Das Gleichgewicht zwischen schön und traurig hat die Autorin dabei grandios gut getroffen. "Only One Letter" ist zwar absolut kein Wohlfühlbuch, aber auch nicht wirklich harte Kost, denn Anne Goldberg versprüht mit ihrem lebendigen, spritzigen Humor immer mal wieder gute Laune. Der sehr lockere, sarkastische Erzählstil sollte sich eigentlich mit den schwermütigen Themen und der Figurentiefe beißen, seltsamerweise wirkt die Leichtigkeit des Schreibstils jedoch eher als passendes Gegengewicht und macht die Geschichte erst richtig rund. Dennoch: nachdem mir Anne Goldberg versichert hat, "Only One Letter" sei der "cozy Teil" der Reihe, habe ich aber eindeutig Angst, was mich im Finale der Trilogie erwartet...

Und wenn wir schon gerade von Enden reden... Das Ende der Geschichte ist das einzige Manko, das mich nach längerem Nachdenken dazu veranlasst hat, einen halben Stern abzuziehen. Hier ging mir alles nämlich einfach etwas zu schnell.

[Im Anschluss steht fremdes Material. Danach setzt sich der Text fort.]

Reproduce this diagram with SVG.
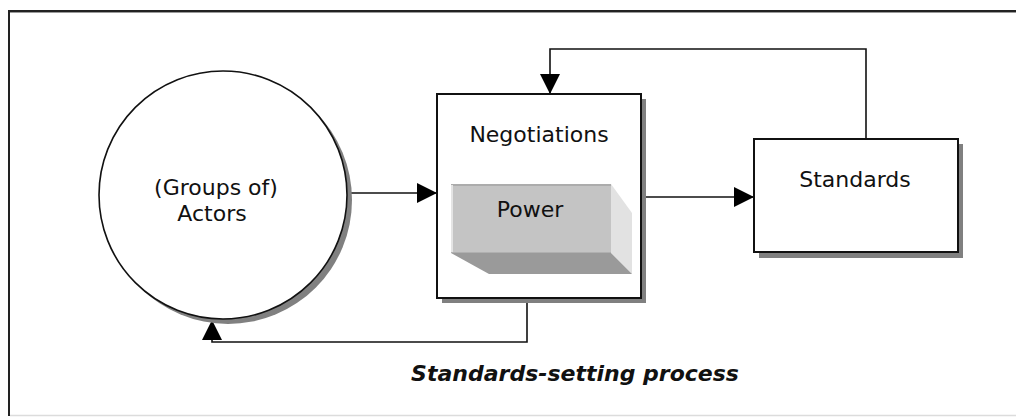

Im letzten Viertel ist der Weg von "alles ist scheiße, wir schaffen das nicht" zu "es wird schon alles gut werden" sehr kurz, sodass das eigentlich recht positive Ende sich eher neutral und so gar nicht nach Happy End oder Ende allgemein anfühlt. Die Auflösung bleibt so offen und knapp, dass Vieles in der Luft hängen bleibt. Gerade auch die allerletzten Sätze haben bei mir Verwirrung ausgelöst. Zwei oder drei zusätzliche Kapitel hätte "Only One Letter" gegen Ende also meiner Meinung nach gut vertragen können.





Fazit:


Intensiv, warmherzig und mit toller Message - genau so sollte New Adult sein! "Only One Letter" punktet nicht nur mit einer interessanten Erzählweise auf zwei Zeit- und Reflexionsebenen, vielschichtigen Figuren und einer gesunden Beziehung - Anne Goldberg ist auch zwei schwierige Mental Health Themen mit der die nötige Präzision und Fingerspitzengefühl angegangen und hat das Gleichgewicht zwischen schön und traurig grandios gut getroffen. Nur das etwas zu knappe Ende trübt das Gesamtbild minimal ein.